Furness Vale Rovers
- Full name: Furness Vale Rovers Football Club
- Nickname(s): the Rovers, the Furnessmen
- Founded: 1882
- Dissolved: 1888
- Ground: Bothones Hill
- Secretary: John Taylor
| Home colours |

= Furness Vale Rovers F.C. =

Furness Vale Rovers F.C. was a short-lived association football club from the village of Furness Vale in the High Peak, at the time in the county of Cheshire. The club is notable for coming from the smallest place to have a side featured in the main draw of the FA Cup.

==History==

The club's first reported match was against Buxton in November 1882. The club took over the Furness Vale club in 1883 and were "now able to place a very strong side in the field". In 1884–85, the club entered the Cheshire Challenge Cup, beating the Tranmere club 1–0 in the first round, but losing in the second to Oughtrington Park F.C.

Club captain John Murray was selected in January 1886 as a reserve for the Cheshire Football Association representative side in a match against the Derbyshire Football Association.
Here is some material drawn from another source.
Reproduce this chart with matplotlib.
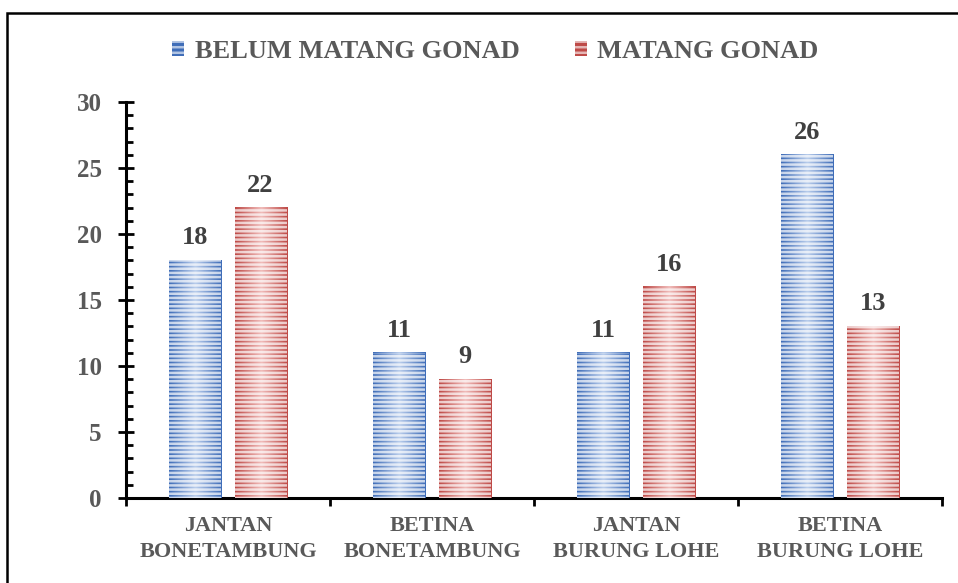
import numpy as np
import matplotlib
matplotlib.use("Agg")
import matplotlib.pyplot as plt
from matplotlib.patches import Patch, Rectangle
from matplotlib.colors import LinearSegmentedColormap

plt.rcParams["font.family"] = ["Liberation Serif", "DejaVu Serif"]
plt.rcParams["font.weight"] = "bold"
plt.rcParams["hatch.linewidth"] = 1.8

categories = ["JANTAN\nBONETAMBUNG", "BETINA\nBONETAMBUNG", "JANTAN\nBURUNG LOHE", "BETINA\nBURUNG LOHE"]
series_names = ["BELUM MATANG GONAD", "MATANG GONAD"]
belum = [18, 11, 11, 26]
matang = [22, 9, 16, 13]
y_ticks = [0, 5, 10, 15, 20, 25, 30]

BLUE_EDGE = "#3F6DB8"
BLUE_MID = "#B9CDEC"
RED_EDGE = "#BE4A47"
RED_MID = "#F1BDBB"
GREY = "#595959"
LABEL = "#404040"

fig = plt.figure(figsize=(9.58, 5.83), dpi=100, facecolor="white")
ax = fig.add_axes([0.1315, 0.1458, 0.8518, 0.6792])

# outer frame, cut off at right and bottom like the source
fig.patches.append(Rectangle((7 / 958, -0.2), 1.5, 1.2 - 13 / 583,
                             transform=fig.transFigure, fill=False,
                             edgecolor="black", linewidth=1.8))

x = np.arange(len(categories))
width = 0.255
offset = 0.16


def striped_bars(xpos, values, edge, mid):
    bars = ax.bar(xpos, values, width, color=mid, linewidth=0, zorder=2)
    cmap = LinearSegmentedColormap.from_list("g", [edge, mid, edge])
    grad = np.linspace(0, 1, 64).reshape(1, -1)
    for b in bars:
        x0, y0 = b.get_x(), b.get_y()
        w, h = b.get_width(), b.get_height()
        ax.imshow(grad, cmap=cmap, extent=[x0, x0 + w, y0, y0 + h],
                  aspect="auto", zorder=3, interpolation="bilinear")
    ax.bar(xpos, values, width, facecolor="none", edgecolor=(1, 1, 1, 0.7),
           hatch="----", linewidth=0, zorder=4)
    return bars


b1 = striped_bars(x - offset, belum, BLUE_EDGE, BLUE_MID)
b2 = striped_bars(x + offset, matang, RED_EDGE, RED_MID)

for bars in (b1, b2):
    ax.bar_label(bars, padding=8, fontsize=19, fontweight="bold", color=LABEL)

ax.set_xlim(-0.5, len(categories) - 0.5)
ax.set_ylim(0, 30)

ax.set_yticks(y_ticks)
ax.set_yticks(np.arange(0, 31, 1), minor=True)
ax.tick_params(axis="y", which="major", direction="inout", length=11, width=2,
               labelsize=18, labelcolor=GREY, pad=12)
ax.tick_params(axis="y", which="minor", direction="in", length=5, width=2)

ax.set_xticks(x)
ax.set_xticklabels(categories, fontsize=16, color=GREY, linespacing=1.4)
ax.set_xticks(np.arange(-0.5, len(categories), 1), minor=True)
ax.tick_params(axis="x", which="major", length=0, pad=13)
ax.tick_params(axis="x", which="minor", direction="out", length=6, width=2)

for side in ("top", "right"):
    ax.spines[side].set_visible(False)
for side in ("left", "bottom"):
    ax.spines[side].set_linewidth(2.2)

handles = [Patch(facecolor=BLUE_EDGE, edgecolor=(1, 1, 1, 0.6), hatch="---", linewidth=0),
           Patch(facecolor=RED_EDGE, edgecolor=(1, 1, 1, 0.6), hatch="---", linewidth=0)]
leg = fig.legend(handles, series_names, loc="center", bbox_to_anchor=(0.517, 0.912),
                 ncol=2, frameon=False, fontsize=19, handlelength=0.45, handleheight=0.5,
                 handletextpad=0.4, columnspacing=2.1)
for t in leg.get_texts():
    t.set_color(GREY)
    t.set_fontweight("bold")

fig.savefig("out.png", dpi=100, facecolor="white")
In 1886–87, the club entered the FA Cup; this was a highly optimistic move, as the Rovers had not made any impact in the local competitions, and was not on the friendlies schedule of any of the large local clubs, although on 28 November 1885 the club had lost 2–0 at Newton Heath LYR, who would become Manchester United. Nevertheless, entering the Cup did give the club a "glamour" fixture, against perennial Cheshire champions Northwich Victoria. The club lost 10–0 but had the consolation of playing before a large crowd. The club's true status was shown by a second round exit in the Cheshire Cup to a club from the village of Rainow; the club protested to no avail.

The club's final reported fixture was against Hurst New Mills in February 1887. There is no record of the club playing in the 1887–88 season or afterwards, although it still seems to have been a member of the FA for 1887–88.

==Colours==

The club's colours were black and scarlet.

==Ground==

The Rovers moved to a new ground in the 1885–86 season, but none of the newspapers report on its, or the previous ground's, location; given the size of Furness Vale (with a population of less than 1,000), giving the fixture location as simply "Furness Vale" was enough. The 1885 Charles Alcock annual gives the location as adjoining "150 Bothones Hill".